Conquer Paralysis Now – a global project of the Sam Schmidt Foundation – is an outstanding TSF Grant Partner. This Memorial Day weekend marks the 100th running of the famed Indianapolis 500 at the Indianapolis Motor Speedway. On May 23rd, Sam had two huge thrills – his race team claimed the pole through driver James Hinchcliffe and then Sam completed his own four laps of the famed oval without touching the steering wheel. Learn more about Sam and the truly amazing research & development underway to “help cure paralysis”.
By: David Malsher, US Editor, 2016-05-23
Yesterday Sam Schmidt saw James Hinchcliffe claim his team’s second Indy 500 pole. But no less significant were Sam’s own four laps of IMS, resetting the speed record for semi-autonomous cars. David Malsher reports.
Driving a Corvette Z/06 to a top speed of 152mph, and lapping IMS at an average of 108.642mph, Sam Schmidt yesterday completed his own four laps of Indianapolis Motor Speedway without touching the steering-wheel.
Schmidt, who was rendered a quadriplegic after an Indy car shunt at Walt Disney World Speedway in 2000, two years ago set the semi-autonomous motorcar [SAM, appropriately] speed record in a 455hp Corvette Stingray, reaching a top speed of 107mph. Yesterday’s record was set in the Z/06 version of the Corvette which produces 650hp, again using a system created by Arrow Electronics. The company serves as primary sponsor on Schmidt Peterson’s #5 IndyCar driven by James Hinchcliffe, which four hours later claimed pole for the 100th running of the Indianapolis 500.
Yup, Sunday was a seriously big day for Sam, Arrow, and everyone associated with them.
The semi-autonomous system uses motion capture technology, as used in a lot of video gaming and involves Sam steering the car with his head, and blowing down a tube to apply the throttle, and sucking on it to apply the brakes.
However this is a radically different system from the one with which Schmidt set his original record, as Noel Marshall, lead engineer of a team of eight, explained to Motorsport.com.
“The original system used head tilt technology for gas and brakes,” says Marshall, “where Sam tilted his back to increase speed in 10mph increments. It took him a while to get up to speed and he didn’t have that direct control, but now he uses the sip-’n’-puff tube, he can nail that gas.
“We learned a lot from that first run, and it was Sam who suggested the change and we’ve found it is the most user-friendly of the many different systems we considered.”

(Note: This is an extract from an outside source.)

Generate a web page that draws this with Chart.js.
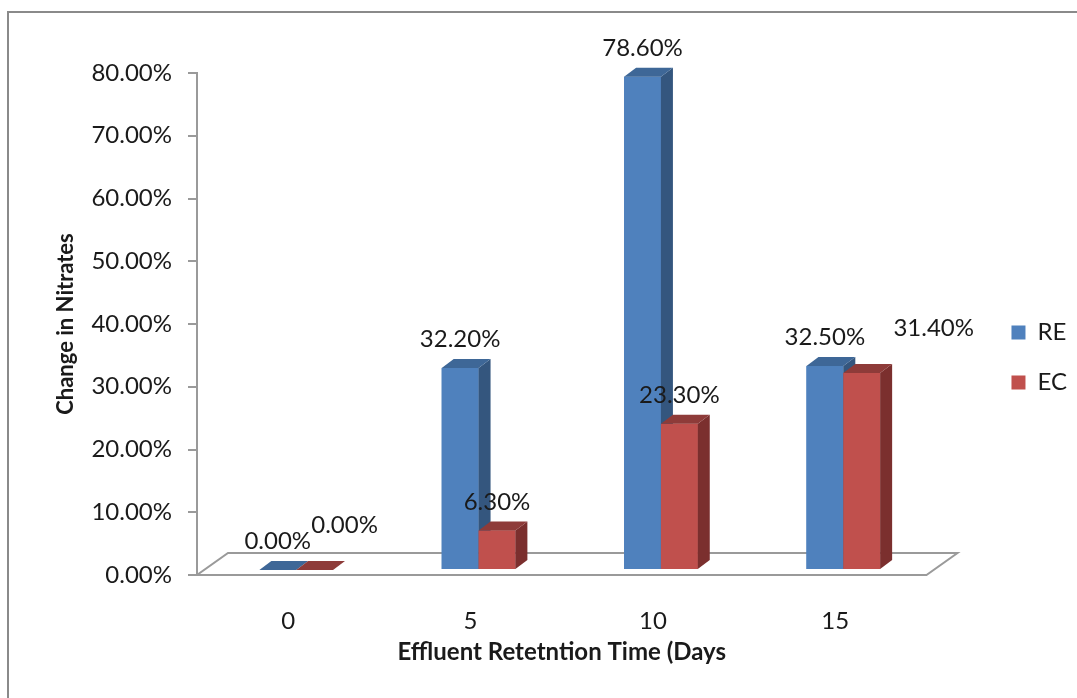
<!DOCTYPE html>
<html>
<head>
<meta charset="utf-8">
<script src="https://cdn.jsdelivr.net/npm/chart.js@4.4.1/dist/chart.umd.min.js"></script>
<style>
  html, body { margin: 0; padding: 0; background: #ffffff; }
  #wrap { width: 1077px; height: 698px; }
</style>
</head>
<body>
<div id="wrap"><canvas id="c" width="1077" height="698"></canvas></div>
<script>
// ---- data ----
const categories = ['0', '5', '10', '15'];
const seriesNames = ['RE', 'EC'];
const reValues = [0, 0.322, 0.786, 0.325];
const ecValues = [0, 0.063, 0.233, 0.314];
const yTickValues = [0, 0.1, 0.2, 0.3, 0.4, 0.5, 0.6, 0.7, 0.8];
const xTitle = 'Effluent Retetntion Time (Days';
const yTitle = 'Change in Nitrates';

// ---- styles ----
const frontColors = ['#4f81bd', '#c0504d'];
const sideColors = ['#34567e', '#7b2f2e'];
const topColors = ['#3e6797', '#8e3b39'];
const textColor = '#1a1a1a';
const lineColor = '#9a9a9a';
const depth = { dx: 12, dy: -9 };
const barShift = { x: 8, y: -5 };
const floorDepth = { dx: 31, dy: -22 };
const labelGap = 28.5;
const labelNudges = { '1-0': [30, -16], '1-3': [72, -16] };

const fmtPct = v => (v * 100).toFixed(2) + '%';

const bars3d = {
  id: 'bars3d',
  beforeDraw(chart) {
    const ctx = chart.ctx;
    ctx.save();
    ctx.fillStyle = '#ffffff';
    ctx.fillRect(0, 0, chart.width, chart.height);
    ctx.strokeStyle = '#8a8a8a';
    ctx.lineWidth = 2;
    ctx.strokeRect(8, 12, chart.width + 20, chart.height + 20);
    ctx.restore();
  },
  beforeDatasetsDraw(chart) {
    const ctx = chart.ctx;
    const a = chart.chartArea;
    ctx.save();
    ctx.strokeStyle = lineColor;
    ctx.lineWidth = 2;
    ctx.beginPath();
    ctx.moveTo(a.left, a.bottom);
    ctx.lineTo(a.right, a.bottom);
    ctx.lineTo(a.right + floorDepth.dx, a.bottom + floorDepth.dy);
    ctx.lineTo(a.left + floorDepth.dx, a.bottom + floorDepth.dy);
    ctx.closePath();
    ctx.stroke();
    ctx.restore();
    ctx.save();
    ctx.translate(barShift.x, barShift.y);
  },
  afterDatasetsDraw(chart) {
    const ctx = chart.ctx;
    const poly = (pts, color) => {
      ctx.fillStyle = color;
      ctx.beginPath();
      ctx.moveTo(pts[0][0], pts[0][1]);
      for (let k = 1; k < pts.length; k++) ctx.lineTo(pts[k][0], pts[k][1]);
      ctx.closePath();
      ctx.fill();
    };
    const {dx, dy} = depth;
    chart.data.datasets.forEach((ds, i) => {
      const meta = chart.getDatasetMeta(i);
      meta.data.forEach(el => {
        const p = el.getProps(['x', 'y', 'base', 'width'], true);
        const l = p.x - p.width / 2, r = p.x + p.width / 2;
        const t = Math.min(p.y, p.base), b = Math.max(p.y, p.base);
        ctx.fillStyle = frontColors[i];
        ctx.fillRect(l, t, r - l, b - t);
        poly([[r, t], [r + dx, t + dy], [r + dx, b + dy], [r, b]], sideColors[i]);
        poly([[l, t], [r, t], [r + dx, t + dy], [l + dx, t + dy]], topColors[i]);
      });
    });
    ctx.fillStyle = textColor;
    ctx.font = '24px Lato';
    ctx.textAlign = 'center';
    ctx.textBaseline = 'middle';
    chart.data.datasets.forEach((ds, i) => {
      const meta = chart.getDatasetMeta(i);
      meta.data.forEach((el, j) => {
        const p = el.getProps(['x', 'y'], true);
        const n = labelNudges[i + '-' + j] || [0, 0];
        ctx.fillText(fmtPct(ds.data[j]), p.x + n[0], p.y - labelGap + n[1]);
      });
    });
    ctx.restore();
  }
};

Chart.defaults.font.family = 'Lato';
Chart.defaults.color = textColor;

new Chart(document.getElementById('c'), {
  type: 'bar',
  data: {
    labels: categories,
    datasets: [
      { label: seriesNames[0], data: reValues, backgroundColor: frontColors[0], borderWidth: 0, clip: false,
        categoryPercentage: 0.404, barPercentage: 1 },
      { label: seriesNames[1], data: ecValues, backgroundColor: frontColors[1], borderWidth: 0, clip: false,
        categoryPercentage: 0.404, barPercentage: 1 }
    ]
  },
  options: {
    responsive: false,
    animation: false,
    events: [],
    layout: { padding: { left: 50, top: 73, right: 0, bottom: 25 } },
    plugins: {
      tooltip: { enabled: false },
      legend: {
        position: 'right',
        fullSize: false,
        title: { display: true, text: '', padding: 0, font: { size: 67, lineHeight: 1 } },
        labels: { boxWidth: 14, boxHeight: 14, padding: 26, color: textColor, font: { size: 24 } }
      }
    },
    scales: {
      x: {
        grid: { display: false, drawTicks: false },
        border: { display: false },
        ticks: { padding: 32, color: textColor, font: { size: 24 } },
        title: { display: true, text: xTitle, color: textColor, padding: { top: 0, bottom: 6 },
                 font: { size: 24, weight: 'bold' } },
        afterFit(s) { s.height = 98; }
      },
      y: {
        min: 0, max: 0.8,
        afterBuildTicks(s) { s.ticks = yTickValues.map(v => ({ value: v })); },
        grid: { display: true, drawOnChartArea: false, drawTicks: true, tickLength: 9, color: lineColor, lineWidth: 2 },
        border: { display: true, color: lineColor, width: 2 },
        ticks: { padding: 16, color: textColor, font: { size: 24 }, callback: v => fmtPct(v) },
        title: { display: true, text: yTitle, color: textColor, padding: { top: 3, bottom: 0 },
                 font: { size: 22, weight: 'bold' } },
        afterFit(s) { s.width = 147; }
      },
      pad: {
        type: 'linear', position: 'right', display: true,
        grid: { display: false, drawTicks: false },
        border: { display: false },
        ticks: { display: false },
        afterFit(s) { s.width = 59; }
      }
    }
  },
  plugins: [bars3d]
});
</script>
</body>
</html>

Another engineer, Grace Doepker explains: “There is another change since the 2014 record. Sam has a new steering sunglasses-type headset, instead of the original baseball cap with sensors. The infrared cameras mounted on the Corvette’s dash can read the sensors on his sunglasses more accurately because the glasses are more rigid; we retro-fitted a regular pair of sunglasses with the markers and put them more in front of the camera. Sam sits very high in the car, so some of the sensors on the hat had been difficult to read.”
And if you’re wondering about unusual movements such as if Sam sneezed while driving, the motion cameras only detect left and right, so a typical sneeze movement back and forth wouldn’t be registered.
Arrow’s goals for this record attempt were “to showcase this technology that is essentially off-the-shelf,” says Marshall. “How do we continue to repurpose what’s already out there to help others? How do we take this further?’
“We want people to consider various ideas and think outside the car. Perhaps similar technology could be used by people who have become paralyzed to get them back into the workforce and able to work machinery that they might not otherwise have been able to do.”